It all depends, he says, on what happens to price. "As long as volumes grow and prices remain relatively firm or even soften a bit," says Connors, "we can have a great business from the revenue perspective, and we can also have a good business from a cash generation or a value generation perspective."
All Eyes on Price
Put another way, Microsoft is relying on current pricing and a goodly portion of the world's tech growth to sustain its 31 percent net profit margins. But an increasing portion of global tech growth will come from Asia's burgeoning economies. And it's precisely in Asia—with China in the lead—that pressure to alter the uniform pricing structure for its software is the strongest in the world.
"I would like to use your software, but how can I invest in it when I now have cheaper options available?" asked a CFO of a healthcare chain based in Singapore at an executive breakfast where Connors was speaking that morning. The CFO added: "What can I tell my shareholders?"
Connors responded that the total cost of ownership of Microsoft Windows and Office products—which account for 80 percent of its revenue—is in fact less than that of cheaper, open-source software, because Microsoft can offer the entire weight of the 'eco-system' that supports its products. This eco-system can be described as the support, customization, integration services, and software that evolve around the Windows product. Connors cited studies that have endorsed this view from Forrester Research and Merrill Lynch (see "Two Views on Total Cost of Ownership").
But while Connors' arguments hold true in the Western world, they don't stand up so well in emerging markets. That's because Microsoft has a one-size-fits-all pricing policy for the world. And while it offers discounts in various sectors—such as to governments and universities—it remains inflexible on the cost of its software. Critics say that the total cost of ownership argument does not apply in markets like China, where labor costs are cheap and the real cost of Microsoft products is extraordinarily high. It's partly for this reason that Microsoft has such serious piracy issues in Asia.
Research gives an idea just how much Microsoft products cost in the region.
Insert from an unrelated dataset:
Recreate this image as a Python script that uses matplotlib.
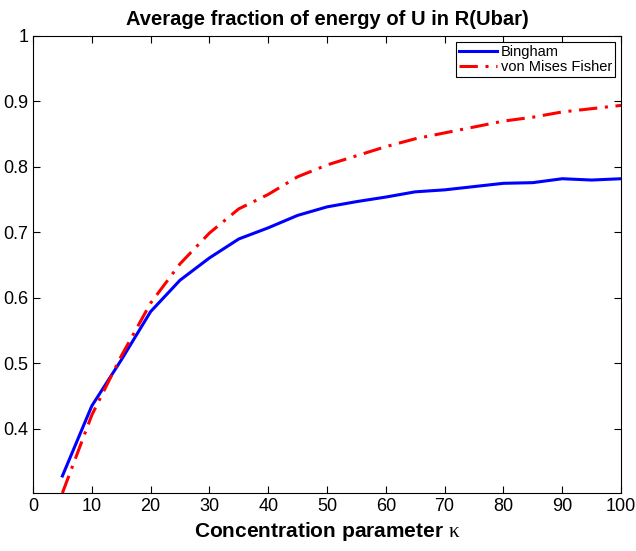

A group based at the University of Maastricht in Holland called Free/Libre/Open Source Software (FLOSS) released a study last year that showed the cost to businesses of a basic 'toolkit' of Windows XP and Office XP in 173 countries using purchasing power parity rather than market exchange rates. For data on the countries, the FLOSS study drew upon World Bank figures published in 2001 using a figure of US$560 for the Windows and Office toolset if it was purchased in the US, based on contemporary pricing from Amazon.com. The FLOSS study said the same package would cost a Chinese business US$21,678, equivalent to more than seven months of the nation's per capita GDP. In India the cost came to US$42,725, or 14 months of per capita GDP. In Cambodia, the price tag reached US$71,184, or 24 months of per capita GDP. Says Rishab Ayer Ghosh, program leader for FLOSS: "In developing countries, even after software price discounts, the price tag for proprietary software is enormous in purchasing power terms." Ghosh argues that lower labor costs and higher licensing fees tilt the debate about the total cost of ownership between open-source and proprietary software in favor of open source in most developing countries.
In this context, Linux presents Asian governments with a low-cost opportunity to develop a competitive market for software, causing downward pressure on price. Security-minded governments like China's see a benefit in developing a home-grown software industry independent of the proprietary code of the largest American software company. Moreover, a lively Linux market, if it developed in China, would provide a solution to the nation's software piracy problem. Illegal users could naturally gravitate to the lower-cost Linux software rather than buy Windows at seven months per capita GDP.
All of this amounts to tremendous bargaining power against Microsoft.
Is It the Same?
Microsoft bashing is so common worldwide—and so much of a knee-jerk reaction—that it's almost iconoclastic to look at how the familiar devil isn't so familiar anymore. For one, on the finance side, Microsoft has turned itself into a more agile company, and in a remarkably short amount of time. Two years ago, Steve Ballmer, Microsoft's CEO, suggested to John Connors that the company should restructure along the lines of General Electric into separate businesses reported on separate P&Ls. (The Wall Street Journal reported that Ballmer had his revelation after reading former GE CEO Jack Welch's memoirs.)
Connors has enacted the change with remarkable swiftness for a company so large. Last summer, he appointed seven CFOs to the seven P&s, which are business solutions, server and tools, mobile and embedded devices, home and entertainment, MSN, client, and information worker. The seven finance chiefs were given the power over setting targets, performance measurement, and budgeting. Analysts said the new structure represented Microsoft's maturity from a tech wunderkind to a giant industrial company.